Cosa si può rimproverare a Ruben?
Me lo sono chiesto dopo aver ascoltato questo Il Lavoro Più Duro, che esce il prossimo 1° maggio, ad un annetto di distanza da Il Rogo Della Vespa.
No perché d’esser banale no, d’esser pigro nemmeno: è già così abbiamo schivato i due peccati mortali dei musicisti.
Di non saper suonare o scrivere o di non metterci il cuore – figuriamoci!
L’impazienza, e vecchiaia, nemmeno quelle: perché sì, dentro Il Lavoro Più Duro si sentono tutti i quarantacinque anni che lui dice di averci messo a scriverlo, ma è un pregio.
Ecco, si potrebbe forse rimproverare a Ruben di non essere attuale: ma sarebbe una critica superficiale ed infondata, basata su un concetto di attualità molto modaiolo.
In verità Il Lavoro Più Duro è una galleria di quattordici personaggi il cui effetto è il più lontano possibile dal guardare quadri al museo.

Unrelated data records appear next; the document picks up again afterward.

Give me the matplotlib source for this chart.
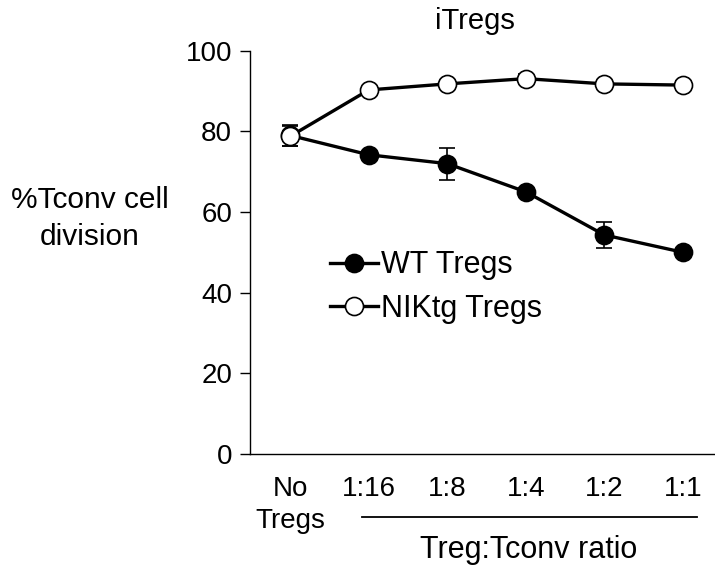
import matplotlib
matplotlib.use("Agg")
import matplotlib.pyplot as plt

plt.rcParams['font.family'] = ['Liberation Sans', 'DejaVu Sans']

# data
labels = ['No\nTregs', '1:16', '1:8', '1:4', '1:2', '1:1']
wt = [79, 74.2, 72, 65, 54.3, 50]
wt_err = [2.5, 0.8, 4, 1, 3.2, 0.5]
nik = [78.8, 90.3, 91.8, 93.1, 91.8, 91.5]
nik_err = [2.5, 0.8, 0.8, 1.2, 0.8, 1.0]

fig = plt.figure(figsize=(7.15, 5.65), dpi=100)
ax = fig.add_axes([0.35, 0.197, 0.65, 0.713])

x = list(range(len(labels)))
ax.errorbar(x, wt, yerr=wt_err, color='black', lw=2.4, marker='o', ms=13,
            mfc='black', mec='black', mew=1.2, capsize=6, elinewidth=1.2,
            capthick=1.2, label='WT Tregs', zorder=3)
ax.errorbar(x, nik, yerr=nik_err, color='black', lw=2.4, marker='o', ms=13,
            mfc='white', mec='black', mew=1.2, capsize=6, elinewidth=1.2,
            capthick=1.2, label='NIKtg Tregs', zorder=4)

ax.set_xlim(-0.51, 5.41)
ax.set_ylim(0, 100)
ax.set_yticks([0, 20, 40, 60, 80, 100])
ax.set_xticks(x)
ax.set_xticklabels(labels, va='top', linespacing=1.3)
ax.tick_params(axis='x', length=0, pad=16, labelsize=20)
ax.tick_params(axis='y', length=7, width=1, direction='out', labelsize=20, pad=6)
for s in ['top', 'right']:
    ax.spines[s].set_visible(False)
for s in ['left', 'bottom']:
    ax.spines[s].set_linewidth(1)

fig.text(0.664, 0.963, 'iTregs', ha='center', va='center', fontsize=21)
fig.text(0.126, 0.613, '%Tconv cell\ndivision', ha='center', va='center',
         fontsize=21.5, linespacing=1.4)

h, l = ax.get_legend_handles_labels()
ax.legend([hh[0] for hh in h], l, loc='upper left', bbox_to_anchor=(0.172, 0.505),
          frameon=False, fontsize=22, handlelength=1.57, handletextpad=0.1,
          labelspacing=0.45, borderpad=0, borderaxespad=0, numpoints=1)

# bracket line under ratio labels
fig.add_artist(plt.Line2D([0.506, 0.975], [0.085, 0.085], color='black', lw=1.3))
fig.text(0.739, 0.027, 'Treg:Tconv ratio', ha='center', va='center', fontsize=22)

fig.savefig('out.png', dpi=100)
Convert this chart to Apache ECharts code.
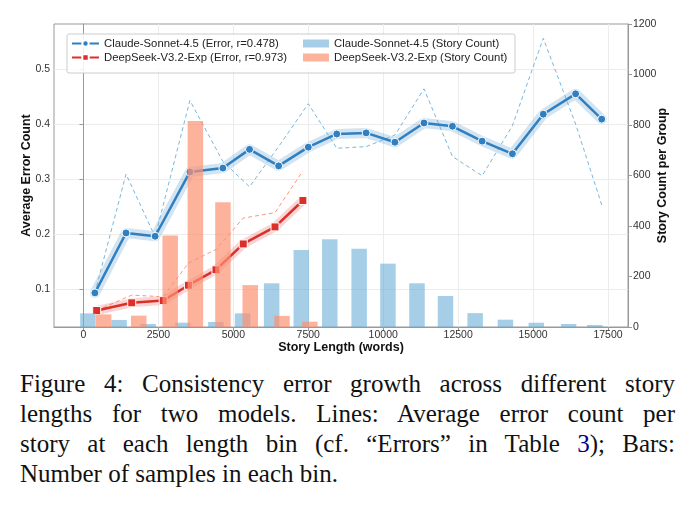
<!DOCTYPE html>
<html>
<head>
<meta charset="utf-8">
<script src="https://cdn.jsdelivr.net/npm/echarts@6/dist/echarts.min.js"></script>
<style>
body { margin: 0; background: #fff; }
#chart { width: 693px; height: 365px; }
#caption { position: absolute; left: 20px; top: 369px; width: 655px; font-family: "Liberation Serif", "Times New Roman", serif; font-size: 25px; line-height: 30px; color: #111; }
.j { text-align: justify; text-align-last: justify; }
.ref { color: #00008b; }
</style>
</head>
<body>
<div id="chart"></div>
<div id="caption">
	<div class="j">Figure 4: Consistency error growth across different story</div>
	<div class="j">lengths for two models. Lines: Average error count per</div>
	<div class="j">story at each length bin (cf. “Errors” in Table <span class="ref">3</span>); Bars:</div>
	<div>Number of samples in each bin.</div>
</div>
<script>
// 长度分组（平均字数）和误差
var claudeLen = [380, 1420, 2390, 3550, 4650, 5540, 6510, 7500, 8450, 9430, 10390, 11360, 12310, 13300, 14310, 15340, 16420, 17290];
var claudeErr = [0.093, 0.202, 0.196, 0.313, 0.320, 0.354, 0.324, 0.358, 0.382, 0.384, 0.367, 0.402, 0.396, 0.369, 0.346, 0.418, 0.455, 0.409];
var claudeErrDash = [0.093, 0.309, 0.195, 0.443, 0.332, 0.286, 0.359, 0.437, 0.356, 0.359, 0.380, 0.464, 0.341, 0.306, 0.397, 0.556, 0.400, 0.253];
var claudeCount = [54, 28, 12, 17, 20, 54, 173, 305, 348, 310, 251, 173, 123, 55, 29, 17, 12, 8];

var deepLen = [440, 1610, 2660, 3500, 4420, 5330, 6390, 7320];
var deepErr = [0.061, 0.075, 0.079, 0.107, 0.135, 0.182, 0.213, 0.261];
var deepErrDash = [0.061, 0.089, 0.086, 0.147, 0.172, 0.229, 0.239, 0.315];
var deepCount = [50, 45, 362, 816, 494, 166, 44, 21];

var xTicks = [0, 2500, 5000, 7500, 10000, 12500, 15000, 17500];
var errTicks = [0.1, 0.2, 0.3, 0.4, 0.5];

var claudeName = "Claude-Sonnet-4.5 (Error, r=0.478)";
var deepName = "DeepSeek-V3.2-Exp (Error, r=0.973)";
var claudeBarName = "Claude-Sonnet-4.5 (Story Count)";
var deepBarName = "DeepSeek-V3.2-Exp (Story Count)";

function pairs(xs, ys) {
	var arr = [];
	for (var i = 0; i < xs.length; i++) {
		arr.push([xs[i], ys[i]]);
	}
	return arr;
}

var font = "Liberation Sans";
var gray = "#999";
var plain = function(v) { return String(v); };

var chart = echarts.init(document.getElementById("chart"));
var option = {
	animation: false,
	textStyle: { fontFamily: font },
	grid: { left: 54, right: 65, top: 24, bottom: 38, show: true, borderColor: gray, borderWidth: 1 },
	graphic: [{
		type: "rect",
		z: 100,
		shape: { x: 67, y: 34, width: 448, height: 39, r: 2 },
		style: { fill: "rgba(255,255,255,0.85)", stroke: "#ccc", lineWidth: 1 }
	}],
	legend: [{
		z: 110,
		orient: "vertical",
		left: 71,
		top: 38,
		padding: 0,
		itemGap: 3,
		itemWidth: 27,
		itemHeight: 8,
		textStyle: { fontSize: 11.3, color: "#222", fontFamily: font },
		data: [claudeName, deepName]
	}, {
		z: 110,
		orient: "vertical",
		left: 303,
		top: 38,
		padding: 0,
		itemGap: 3,
		itemWidth: 26,
		itemHeight: 8,
		icon: "rect",
		textStyle: { fontSize: 11.3, color: "#222", fontFamily: font },
		data: [claudeBarName, deepBarName]
	}],
	xAxis: {
		type: "value",
		min: -984,
		max: 18167,
		name: "Story Length (words)",
		nameLocation: "middle",
		nameGap: 14,
		nameMoveOverlap: false,
		nameTextStyle: { fontSize: 12.5, fontWeight: "bold", color: "#111" },
		axisLine: { show: true, lineStyle: { color: gray } },
		axisTick: { show: true, length: 4, lineStyle: { color: gray }, customValues: xTicks },
		axisLabel: { fontSize: 10.5, color: "#333", margin: 3, customValues: xTicks, formatter: plain },
		splitLine: { show: true, lineStyle: { color: "#ececec" } }
	},
	yAxis: [{
		type: "value",
		position: "left",
		min: 0.031,
		max: 0.582,
		name: "Average Error Count",
		nameLocation: "middle",
		nameGap: 21,
		nameMoveOverlap: false,
		nameTextStyle: { fontSize: 12.5, fontWeight: "bold", color: "#111" },
		axisLine: { show: true, lineStyle: { color: gray } },
		axisTick: { show: true, length: 4, lineStyle: { color: gray }, customValues: errTicks },
		axisLabel: {
			fontSize: 10.5, color: "#333", margin: 4, customValues: errTicks,
			formatter: function(v) { return v.toFixed(1); }
		},
		splitLine: { show: true, lineStyle: { color: "#ececec" } }
	}, {
		type: "value",
		position: "right",
		min: 0,
		max: 1200,
		interval: 200,
		name: "Story Count per Group",
		nameLocation: "middle",
		nameGap: 28,
		nameMoveOverlap: false,
		nameTextStyle: { fontSize: 12.5, fontWeight: "bold", color: "#111" },
		axisLine: { show: true, lineStyle: { color: gray } },
		axisTick: { show: true, length: 4, lineStyle: { color: gray } },
		axisLabel: { fontSize: 10.5, color: "#333", margin: 5, formatter: plain },
		splitLine: { show: false }
	}],
	series: [
		// 置信带
		{
			type: "line", yAxisIndex: 0, z: 1, silent: true, showSymbol: false, symbol: "none",
			data: pairs(claudeLen, claudeErr),
			lineStyle: { width: 10, color: "rgba(49,130,189,0.22)", join: "round", cap: "round" }
		},
		{
			type: "line", yAxisIndex: 0, z: 1, silent: true, showSymbol: false, symbol: "none",
			data: pairs(deepLen, deepErr),
			lineStyle: { width: 9, color: "rgba(222,45,38,0.2)", join: "round", cap: "round" }
		},
		// 虚线
		{
			type: "line", yAxisIndex: 0, z: 1, silent: true, symbol: "none",
			data: pairs(claudeLen, claudeErrDash),
			lineStyle: { width: 1, type: [4, 3], color: "rgba(107,174,214,0.9)" }
		},
		{
			type: "line", yAxisIndex: 0, z: 1, silent: true, symbol: "none",
			data: pairs(deepLen, deepErrDash),
			lineStyle: { width: 1, type: [4, 3], color: "rgba(251,106,74,0.7)" }
		},
		// 主折线
		{
			name: claudeName, type: "line", yAxisIndex: 0, z: 2,
			data: pairs(claudeLen, claudeErr),
			symbol: "circle", symbolSize: 8,
			lineStyle: { width: 2.5, color: "#2f7fc1" },
			itemStyle: { color: "#2f7fc1", borderColor: "#fff", borderWidth: 1 }
		},
		{
			name: deepName, type: "line", yAxisIndex: 0, z: 2,
			data: pairs(deepLen, deepErr),
			symbol: "rect", symbolSize: 8,
			lineStyle: { width: 2.5, color: "#dc2f2a" },
			itemStyle: { color: "#dc2f2a", borderColor: "#fff", borderWidth: 1 }
		},
		// 柱状图
		{
			name: claudeBarName, type: "bar", yAxisIndex: 1, z: 3,
			data: pairs(claudeLen, claudeCount),
			barWidth: 15.5, barGap: "-10%",
			itemStyle: { color: "rgba(107,174,214,0.6)" }
		},
		{
			name: deepBarName, type: "bar", yAxisIndex: 1, z: 3,
			data: pairs(deepLen, deepCount),
			barWidth: 15.5, barGap: "-10%",
			itemStyle: { color: "rgba(252,146,114,0.7)" }
		}
	]
};
chart.setOption(option);
</script>
</body>
</html>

Non c’è traccia di polvere alcuna, questa è l’attualità: gente che si muove nell’ombra di una società oscura, con le proprie pene, i difetti, le furberie e le aspirazioni.
Ruben codifica dati, sensazioni, impressioni e visioni raccolte in una vita intera da curioso osservatore e acuto menestrello.
Novità non da poco, si getta alle spalle l’amato rock’n’roll per darsi all’acustico, ma non ci s’inganni: la tavolozza è molto più ampia della formula cantautorale tipica chitarra/voce (tanto lo sfizio di citare The Passenger se lo toglie, su Disoccupato); tra fiati r&b e orchestrazioni, le trame di questo disco sono ricchissime.
Il Lavoro Più Duro è una bellissima sorpresa: perché l’assenza di retorica e la riduzione ai minimi termini dell’aspirazione a voler essere Leonard Cohen, unite ai picchi di poesia ironica e arguta, ne fanno il miglior lavoro di Ruben.
Lui, che di lavoro non farà il cantautore, ma gli riesce benissimo.